Algo similar pensaba el escritor dominicano Juan Bosch (1909-2001) quien, en su breve ensayo “Apuntes sobre el arte de escribir cuentos”, razonaba: “El novelista crea caracteres y a menudo sucede que esos caracteres se le rebelan al autor y actúan conforme a sus propias naturalezas, de manera que con frecuencia una novela no termina como el novelista lo había planeado sino como los personajes de la obra lo determinan con sus hechos. En el cuento, la situación es diferente; el cuento tiene que ser obra exclusiva del cuentista. Él es el padre y el dictador de sus criaturas; no puede dejarlas libres ni tolerarles rebeliones. Probablemente es ahí donde se halla la causa de que el género sea tan difícil, pues el cuentista necesita ejercer sobre sí mismo una vigilancia constante que no se logra sin disciplina mental y emocional; y eso no es fácil”. Y concluía: “El cuentista puede escoger su propio camino, ser subjetivo u objetivo; aplicar su estilo personal, presentar su obra desde su ángulo individual; expresarse como él crea que debe hacerlo, pero siempre debe sentirse responsable de lo que escribe, como si fuera un maestro de emociones o de ideas”.

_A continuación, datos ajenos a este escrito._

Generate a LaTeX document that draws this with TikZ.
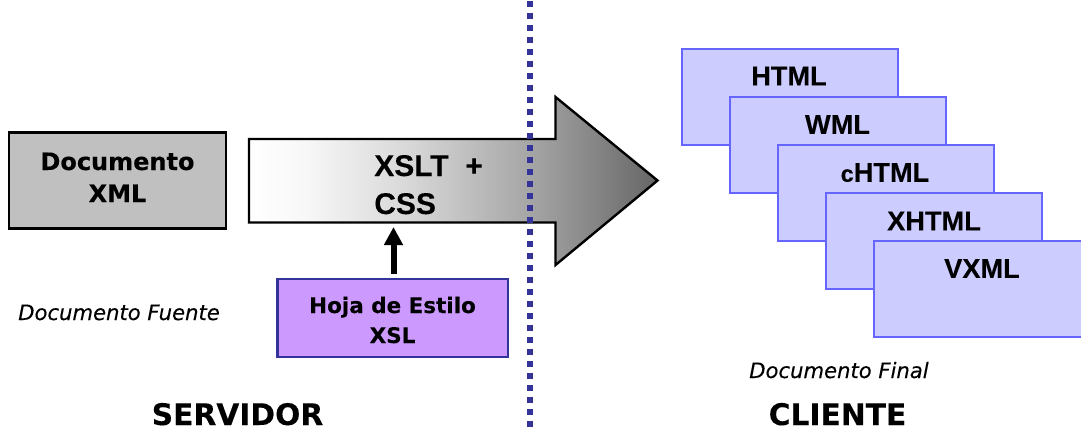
\documentclass[tikz,border=0pt]{standalone}
\usepackage{fontspec}
\setmainfont{DejaVu Sans}[ItalicFeatures={FakeBold=0.25},BoldFeatures={FakeBold=0.12}]
\newfontfamily\arialf{Liberation Sans}[BoldFeatures={FakeBold=0.15}]
\usetikzlibrary{arrows.meta}
\definecolor{grayfill}{HTML}{C0C0C0}
\definecolor{navyline}{HTML}{333399}
\definecolor{lilac}{HTML}{CC99FF}
\definecolor{stackfill}{HTML}{CCCCFF}
\definecolor{stackline}{HTML}{6666FF}
\pgfdeclarehorizontalshading{arrowgrad}{100bp}{
  color(0bp)=(white);
  color(25bp)=(white);
  color(32bp)=(white!97!black);
  color(45bp)=(white!84!black);
  color(60bp)=(white!64!black);
  color(75bp)=(white!40!black);
  color(100bp)=(white!40!black)}
\tikzset{
  px/.style={x=0.75pt,y=-0.75pt},
  stackbox/.style={draw=stackline,fill=stackfill,line width=1.6pt,minimum width=162pt,minimum height=72pt,inner sep=0pt,outer sep=0pt},
  stacktext/.style={font=\arialf\fontsize{20.4}{24}\selectfont\bfseries,inner sep=0pt},
  boldtext/.style={font=\fontsize{18}{24}\selectfont\bfseries,align=center,inner sep=0pt},
  smallbold/.style={font=\fontsize{16.1}{22.5}\selectfont\bfseries,align=center,inner sep=0pt},
  captext/.style={font=\fontsize{22.3}{26}\selectfont\bfseries,inner sep=0pt},
  notetext/.style={font=\fontsize{15.85}{19}\selectfont\itshape,inner sep=0pt},
}
\begin{document}
\begin{tikzpicture}[px]
\useasboundingbox (0,0) rectangle (1081,430);
\clip (0,0) rectangle (1081,430);
% source box
\node[draw=black,fill=grayfill,line width=1.8pt,minimum width=162.5pt,minimum height=72pt,inner sep=0pt] (src) at (117.5,180.5) {};
\node[boldtext,anchor=base] (srct) at (117.5,202) {Documento\\XML};
% big arrow
\path[draw=black,line width=1.8pt,line join=miter,shading=arrowgrad]
  (249,139) -- (555.5,139) -- (555.5,97) -- (657.5,180.5) -- (555.5,265) -- (555.5,222.5) -- (249,222.5) -- cycle;
\coordinate (arrowbase) at (393.5,227);
\node[anchor=base west,inner sep=0pt,align=left,font=\arialf\fontsize{22.5}{28.5}\selectfont\bfseries] (xslt) at (374,214) {XSLT\ \ +\\CSS};
% style sheet box
\node[draw=navyline,fill=lilac,line width=1.6pt,minimum width=173pt,minimum height=58.5pt,inner sep=0pt] (xsl) at (392.8,318) {};
\node[smallbold,anchor=base] (xslt2) at (392.5,343) {Hoja de Estilo\\XSL};
\draw[line width=4.5pt,-{Triangle[width=13.5pt,length=13.5pt]}] (xsl.north -| arrowbase) ++(0,-4) coordinate (shaftend) -- (arrowbase);
% divider
\coordinate (divtop) at (530,1);
\coordinate (divbot) at (530,430);
\draw[navyline,line width=4.5pt,dash pattern=on 4.5pt off 4.5pt] (divtop) -- (divbot);
% stack
\node[stackbox] (b1) at (790,97) {};
\node[stacktext] (t1) at (789,76) {HTML};
\node[stackbox] (b2) at (838,145) {};
\node[stacktext] (t2) at (837.5,124.5) {WML};
\node[stackbox] (b3) at (886,193) {};
\node[stacktext] (t3) at (885,172.5) {{\fontsize{17.5}{24}\selectfont c}HTML};
\node[stackbox] (b4) at (934,241) {};
\node[stacktext] (t4) at (934,221) {XHTML};
\node[stackbox] (b5) at (982,289) {};
\node[stacktext] (t5) at (982,268.5) {VXML};
% notes
\node[notetext,anchor=base west] (n1) at (18,320) {Documento Fuente};
\node[notetext,anchor=base west] (n2) at (749,378) {Documento Final};
\node[captext,anchor=base] (c1) at (237.5,425) {SERVIDOR};
\node[captext,anchor=base] (c2) at (837.5,425) {CLIENTE};
\end{tikzpicture}
\end{document}
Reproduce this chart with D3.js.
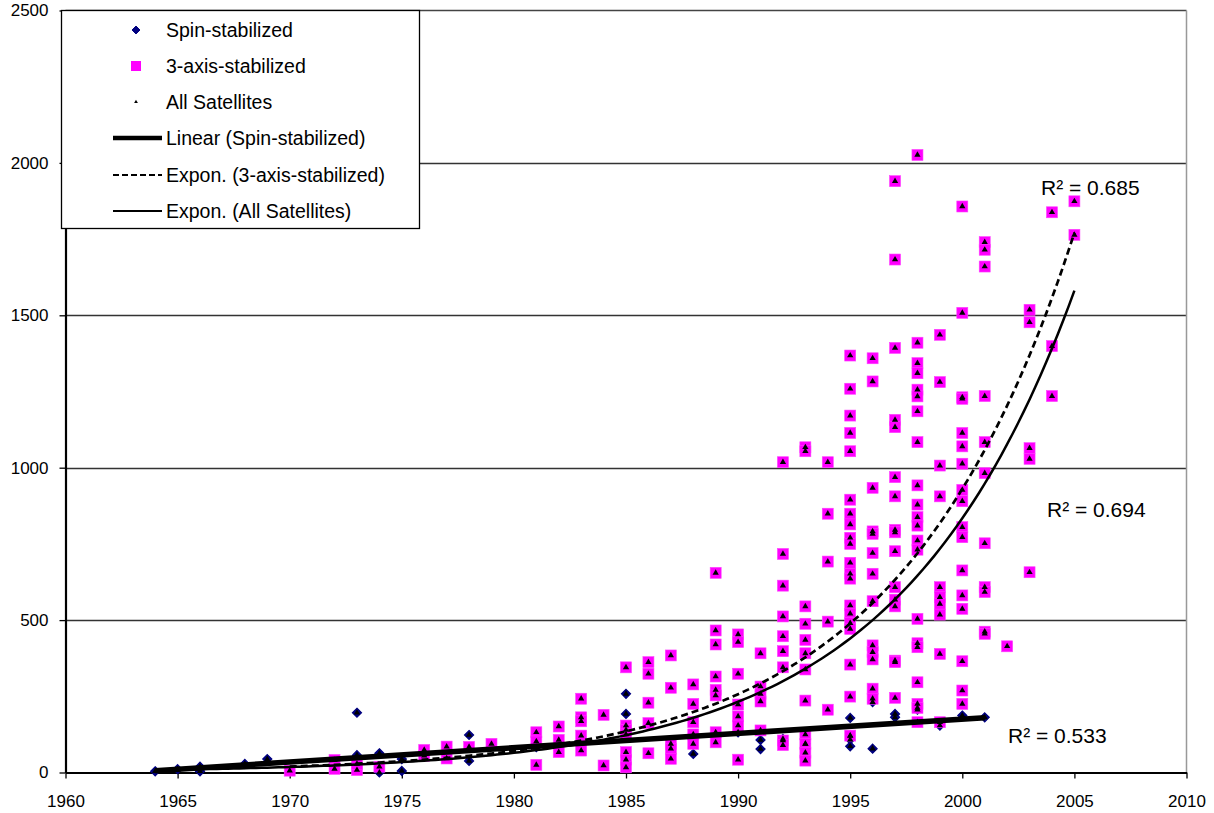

No debe olvidarse que este género, reconocido por muchos como el más difícil en todos los idiomas, no tolera innovaciones sino de los autores que lo dominan en lo más esencial de su estructura. En su ensayo “Algunos aspectos del cuento”, Cortázar recurrió a una ingeniosa comparación a la hora de diferenciar la novela del cuento: “La novela y el cuento se dejan comparar analógicamente con el cine y la fotografía, en la medida en que una película es en principio un ‘orden abierto’, novelesco, mientras que una fotografía lograda presupone una ceñida limitación previa, impuesta en parte por el reducido campo que abarca la cámara y por la forma en que el fotógrafo utiliza estéticamente esa limitación”. Así, un cuento sería una sola imagen mientras que la novela sería una sucesión de ellas. O, como pensaba el antes citado Juan Bosch, la diferencia fundamental entre uno y otro “está en la dirección: la novela es extensa; el cuento es intenso”. Análisis, acumulación y extensión en una; síntesis, concentración e intensidad en el otro. Desarrollo de una psicología en una; crisis de un asunto el otro. De cualquier manera, la clave está en conocer las herramientas básicas de la literatura, en fijarse en el tono, el ritmo, la textura, la sintaxis, las alusiones, la ambigüedad y otros aspectos formales de las obras literarias, sean estas novelas o cuentos.